More fundamentally: no terms of service can override copyright law. When the ToS say “we assign all rights in the output to you,” they’re assigning something that may not exist. You can’t transfer ownership of what the law says is unownable.
— A legal paradoxThe terms of service assign you ownership. The Copyright Office says there’s nothing to own. The training data may infringe someone else’s rights. And the courts haven’t decided any of this yet.
What Developers Should Actually Do
This isn’t a reason to stop using AI coding tools. But it’s a reason to think about how you use them.
- Document human contribution. The more you modify, review, and restructure AI output, the stronger your copyright claim. Accept-all-suggestions workflows are the riskiest.
- Watch for verbatim reproduction. If an AI suggestion looks suspiciously complete or specific, it may be memorized training data. Search for it before shipping.
- Know your license scanning gaps. Traditional SCA tools scan dependency manifests. They don’t catch GPL-licensed snippets inlined by Copilot. Tools like FOSSA and Codacy Guardrails are emerging to fill this gap.
- Check your provider’s indemnity. If you’re on a free or individual tier, you likely have zero IP protection from your provider.
- Treat AI output as unprotectable by default. If a piece of code is competitively critical, make sure a human wrote or substantially transformed it.
What This Doesn’t Solve
The legal framework is moving, but slowly. No major fair use decision is expected in any AI case until mid-to-late 2026. The 51+ active copyright lawsuits against AI companies are grinding through discovery. Congress has multiple bills in play: the COPIED Act, the TRAIN Act, the TRUMP AMERICA AI Act. None have passed.
Even the attempts to avoid regulation have failed.
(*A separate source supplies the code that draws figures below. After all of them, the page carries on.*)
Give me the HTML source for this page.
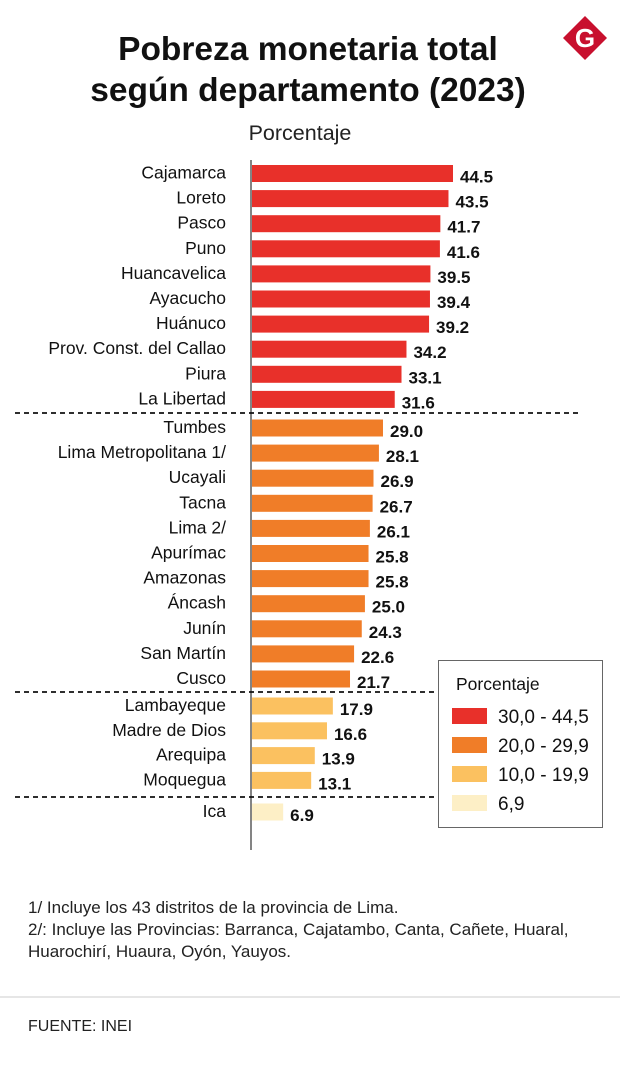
<!DOCTYPE html>
<html><head><meta charset="utf-8">
<style>
body{margin:0;background:#fff;width:620px;height:1064px;overflow:hidden;font-family:"Liberation Sans",sans-serif;}
svg text{font-family:"Liberation Sans",sans-serif;}
</style></head>
<body>
<svg id="chart" width="620" height="1064" xmlns="http://www.w3.org/2000/svg">
<text x="308" y="60" text-anchor="middle" font-size="33.5" font-weight="bold" fill="#111">Pobreza monetaria total</text>
<text x="308" y="101" text-anchor="middle" font-size="33.5" font-weight="bold" fill="#111">según departamento (2023)</text>
<g>
<polygon points="585,16 607,38 585,60 563,38" fill="#c8102e"/>
<circle cx="585" cy="38" r="11" fill="none" stroke="#fff" stroke-width="0"/>
<text x="585" y="47" text-anchor="middle" font-size="26" font-weight="bold" fill="#fff">G</text>
</g>
<text x="300" y="140" text-anchor="middle" font-size="21.5" fill="#222">Porcentaje</text>
<line x1="251" y1="160" x2="251" y2="850" stroke="#333" stroke-width="1.2"/>
<line x1="15" y1="413" x2="582" y2="413" stroke="#111" stroke-width="1.8" stroke-dasharray="5,4"/>
<line x1="15" y1="692" x2="440" y2="692" stroke="#111" stroke-width="1.8" stroke-dasharray="5,4"/>
<line x1="15" y1="797" x2="440" y2="797" stroke="#111" stroke-width="1.8" stroke-dasharray="5,4"/>
<g id="bars"></g>
<g>
<rect x="438.5" y="660.5" width="164" height="167" fill="#fff" stroke="#666" stroke-width="1"/>
<text x="456" y="690" font-size="17.5" fill="#111">Porcentaje</text>
<rect x="452" y="708" width="35" height="16" fill="#e8302a"/>
<text x="498" y="723" font-size="19" fill="#111">30,0 - 44,5</text>
<rect x="452" y="737" width="35" height="16" fill="#f07d28"/>
<text x="498" y="752" font-size="19" fill="#111">20,0 - 29,9</text>
<rect x="452" y="766" width="35" height="16" fill="#fbc160"/>
<text x="498" y="781" font-size="19" fill="#111">10,0 - 19,9</text>
<rect x="452" y="795" width="35" height="16" fill="#fdefc6"/>
<text x="498" y="810" font-size="19" fill="#111">6,9</text>
</g>
<text x="28" y="913" font-size="17" fill="#222">1/ Incluye los 43 distritos de la provincia de Lima.</text>
<text x="28" y="935" font-size="17" fill="#222">2/: Incluye las Provincias: Barranca, Cajatambo, Canta, Cañete, Huaral,</text>
<text x="28" y="957" font-size="17" fill="#222">Huarochirí, Huaura, Oyón, Yauyos.</text>
<line x1="0" y1="997" x2="620" y2="997" stroke="#ccc" stroke-width="1"/>
<text x="28" y="1031" font-size="16" fill="#222">FUENTE: INEI</text>
</svg>
<script>
const categories=["Cajamarca","Loreto","Pasco","Puno","Huancavelica","Ayacucho","Huánuco","Prov. Const. del Callao","Piura","La Libertad","Tumbes","Lima Metropolitana 1/","Ucayali","Tacna","Lima 2/","Apurímac","Amazonas","Áncash","Junín","San Martín","Cusco","Lambayeque","Madre de Dios","Arequipa","Moquegua","Ica"];
const values=[44.5,43.5,41.7,41.6,39.5,39.4,39.2,34.2,33.1,31.6,29.0,28.1,26.9,26.7,26.1,25.8,25.8,25.0,24.3,22.6,21.7,17.9,16.6,13.9,13.1,6.9];
const labels=["44.5","43.5","41.7","41.6","39.5","39.4","39.2","34.2","33.1","31.6","29.0","28.1","26.9","26.7","26.1","25.8","25.8","25.0","24.3","22.6","21.7","17.9","16.6","13.9","13.1","6.9"];
const x0=252, pxPer=201/44.5;
function xScale(v){return x0+v*pxPer;}
function color(v){return v>=30?"#e8302a":v>=20?"#f07d28":v>=10?"#fbc160":"#fdefc6";}
function yCenter(i){
  if(i<=9) return 173.5+25.1*i;
  if(i<=20) return 428+25.1*(i-10);
  if(i<=24) return 706+24.8*(i-21);
  return 812+25*(i-25);
}
const g=document.getElementById('bars');
const NS="http://www.w3.org/2000/svg";
categories.forEach((c,i)=>{
  const v=values[i], yc=yCenter(i);
  const r=document.createElementNS(NS,'rect');
  r.setAttribute('x',x0);r.setAttribute('y',yc-8.5);
  r.setAttribute('width',xScale(v)-x0);r.setAttribute('height',17);
  r.setAttribute('fill',color(v));
  
  
  g.appendChild(r);
  const t=document.createElementNS(NS,'text');
  t.setAttribute('x',226);t.setAttribute('y',yc+5);
  t.setAttribute('text-anchor','end');t.setAttribute('font-size','17.5');t.setAttribute('fill','#111');
  t.textContent=c;
  
  
  g.appendChild(t);
  const vt=document.createElementNS(NS,'text');
  vt.setAttribute('x',xScale(v)+7);vt.setAttribute('y',yc+9);
  vt.setAttribute('font-size','17');vt.setAttribute('font-weight','bold');vt.setAttribute('fill','#111');
  vt.textContent=labels[i];
  
  
  g.appendChild(vt);
});
</script>
</body></html>
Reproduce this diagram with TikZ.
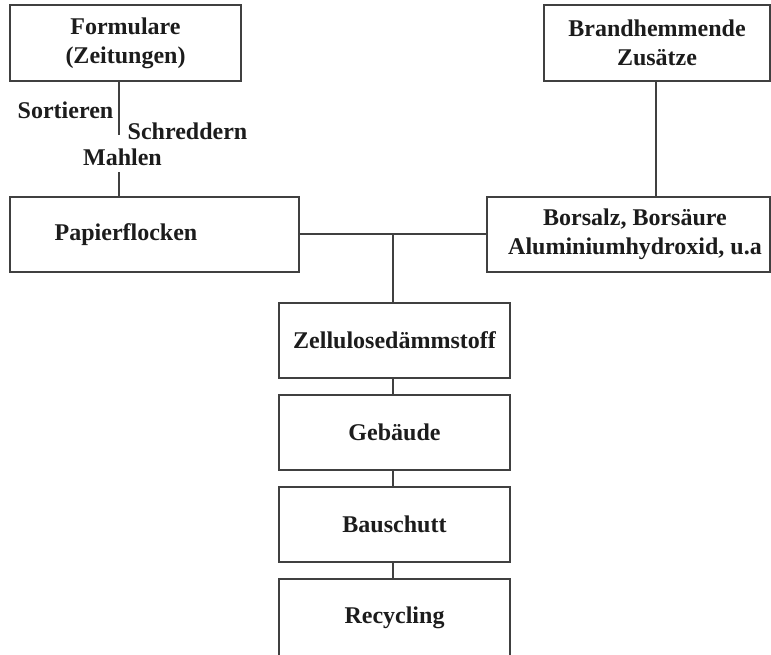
\documentclass[tikz,border=0pt]{standalone}
\usepackage{fontspec}
\setmainfont{Liberation Serif}
\definecolor{lc}{HTML}{404040}
\definecolor{tc}{HTML}{1C1C1C}
\begin{document}
\begin{tikzpicture}[x=1pt,y=-1pt,
  box/.style={draw=lc, line width=1.3pt, inner sep=0pt, outer sep=0pt, text=tc,
    font=\bfseries\fontsize{24}{29}\selectfont, align=center},
  txt/.style={text=tc, font=\bfseries\fontsize{24}{29}\selectfont, align=center, inner sep=0pt},
  ln/.style={draw=lc, line width=1.3pt}]
\useasboundingbox (0,0) rectangle (771,654);
% top boxes
\node[box, minimum width=231pt, minimum height=76pt] (form) at (125.5,43) {Formulare\\(Zeitungen)};
\node[box, minimum width=226pt, minimum height=76pt] (brand) at (657,43) {Brandhemmende\\Zusätze};
% middle boxes
\node[box, minimum width=289pt, minimum height=75pt] (papier) at (154.5,234.5) {};
\node[txt] (papiert) at (126,235) {Papierflocken};
\node[box, minimum width=283pt, minimum height=75pt] (bor) at (628.5,234.5) {};
\node[txt] (bort) at (635,234) {Borsalz, Borsäure\\Aluminiumhydroxid, u.a};
% lower chain
\node[box, minimum width=231pt, minimum height=75pt] (zell) at (394.5,340.5) {Zellulosedämmstoff};
\node[box, minimum width=231pt, minimum height=75pt] (geb) at (394.5,432.5) {Gebäude};
\node[box, minimum width=231pt, minimum height=75pt] (bau) at (394.5,524.5) {Bauschutt};
\node[box, minimum width=231pt, minimum height=84pt] (rec) at (394.5,621) {};
\node[txt] (rect) at (394.5,618) {Recycling};
% process labels
\node[txt] (sort) at (65.5,110) {Sortieren};
\node[txt] (schr) at (187.5,131) {Schreddern};
\node[txt] (mahl) at (122.5,157) {Mahlen};
% connectors
\coordinate (s1) at (119,135);
\coordinate (s2) at (119,172);
\draw[ln] (form.south -| s1) -- (s1);
\draw[ln] (s2) -- (s2 |- papier.north);
\coordinate (bx) at (656,0);
\draw[ln] (brand.south -| bx) -- (bor.north -| bx);
\coordinate (j) at (393,234);
\draw[ln] (papier.east |- j) -- (bor.west |- j);
\draw[ln] (j) -- (j |- zell.north);
\coordinate (cx) at (393,0);
\draw[ln] (zell.south -| cx) -- (geb.north -| cx);
\draw[ln] (geb.south -| cx) -- (bau.north -| cx);
\draw[ln] (bau.south -| cx) -- (rec.north -| cx);
\end{tikzpicture}
\end{document}
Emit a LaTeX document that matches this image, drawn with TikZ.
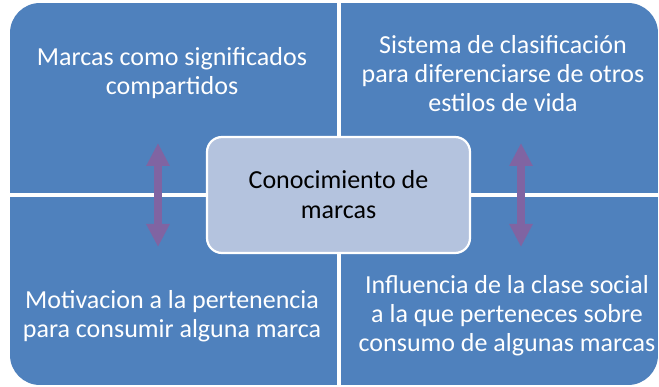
\documentclass[tikz,border=0pt]{standalone}
\usepackage{fontspec}
\setmainfont{Carlito}
\usetikzlibrary{arrows.meta}
\definecolor{quadblue}{HTML}{4F81BD}
\definecolor{centerblue}{HTML}{B4C3DE}
\definecolor{arrowpurple}{HTML}{8064A2}
\tikzset{
  quadtext/.style={text=white, align=center, font=\fontsize{26}{29}\selectfont, inner sep=0pt},
  centertext/.style={fill=centerblue, draw=white, line width=2.2pt, rounded corners=15pt,
    minimum width=263pt, minimum height=116pt, align=center, text=black,
    font=\fontsize{26}{30}\selectfont},
  duoarrow/.style={draw=arrowpurple, line width=8pt,
    {Triangle[width=22pt,length=23pt]}-{Triangle[width=22pt,length=23pt]}}
}
\begin{document}
\begin{tikzpicture}[x=1pt,y=-1pt]
\useasboundingbox (0,0) rectangle (659,387);
\fill[white] (0,0) rectangle (659,387);
\begin{scope}
  \clip[rounded corners=30pt] (10,3) rectangle (658,385);
  \fill[quadblue] (10,3) rectangle (658,385);
  \fill[white] (337,3) rectangle (340.5,385);
  \fill[white] (10,193.5) rectangle (658,196.8);
\end{scope}
\node[quadtext] (tl) at (172,73) {Marcas como significados\\compartidos};
\node[quadtext] (tr) at (503,74) {Sistema de clasificación\\para diferenciarse de otros\\estilos de vida};
\node[quadtext] (bl) at (172,316) {Motivacion a la pertenencia\\para consumir alguna marca};
\node[quadtext] (br) at (507,316) {Influencia de la clase social\\a la que perteneces sobre\\consumo de algunas marcas};
\coordinate (la) at (158,143);
\coordinate (lb) at (158,247);
\coordinate (ra) at (521,143);
\coordinate (rb) at (521,247);
\draw[duoarrow] (la) -- (lb);
\draw[duoarrow] (ra) -- (rb);
\node[centertext] (c) at (338.5,195) {Conocimiento de\\marcas};
\end{tikzpicture}
\end{document}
In May 2025, the House narrowly passed (215-214) a 10-year moratorium on state AI laws as part of the “One Big Beautiful Bill” - it would have prevented states from enforcing any regulation on AI models, systems, or automated decision-making. The Senate watered it down to five years, then voted almost unanimously to remove it entirely. The final bill, signed July 4, 2025, had no AI moratorium at all.
The fallback? Executive action. In December 2025, Trump signed an order creating an “AI Litigation Task Force” to challenge state AI laws case-by-case. The legislative branch can’t agree on rules. The executive branch is trying to tear up the ones that exist. And the judicial branch is still deciding the foundational questions.
The practical reality for developers shipping code today: you’re operating in a legal grey zone. The tools are useful. The productivity gains are real. But the legal foundations are unresolved, and the risk surface is larger than most teams acknowledge.
AI coding tools are a productivity multiplier. They’re also a legal experiment running at production scale. The companies building these tools know it. The companies shipping code with them should too.
Every line of AI-generated code you ship is a small bet: that training was fair use, that the output is original enough, that your jurisdiction will eventually protect it. Those are reasonable bets today. But they’re bets, not certainties. And the house rules haven’t been written yet.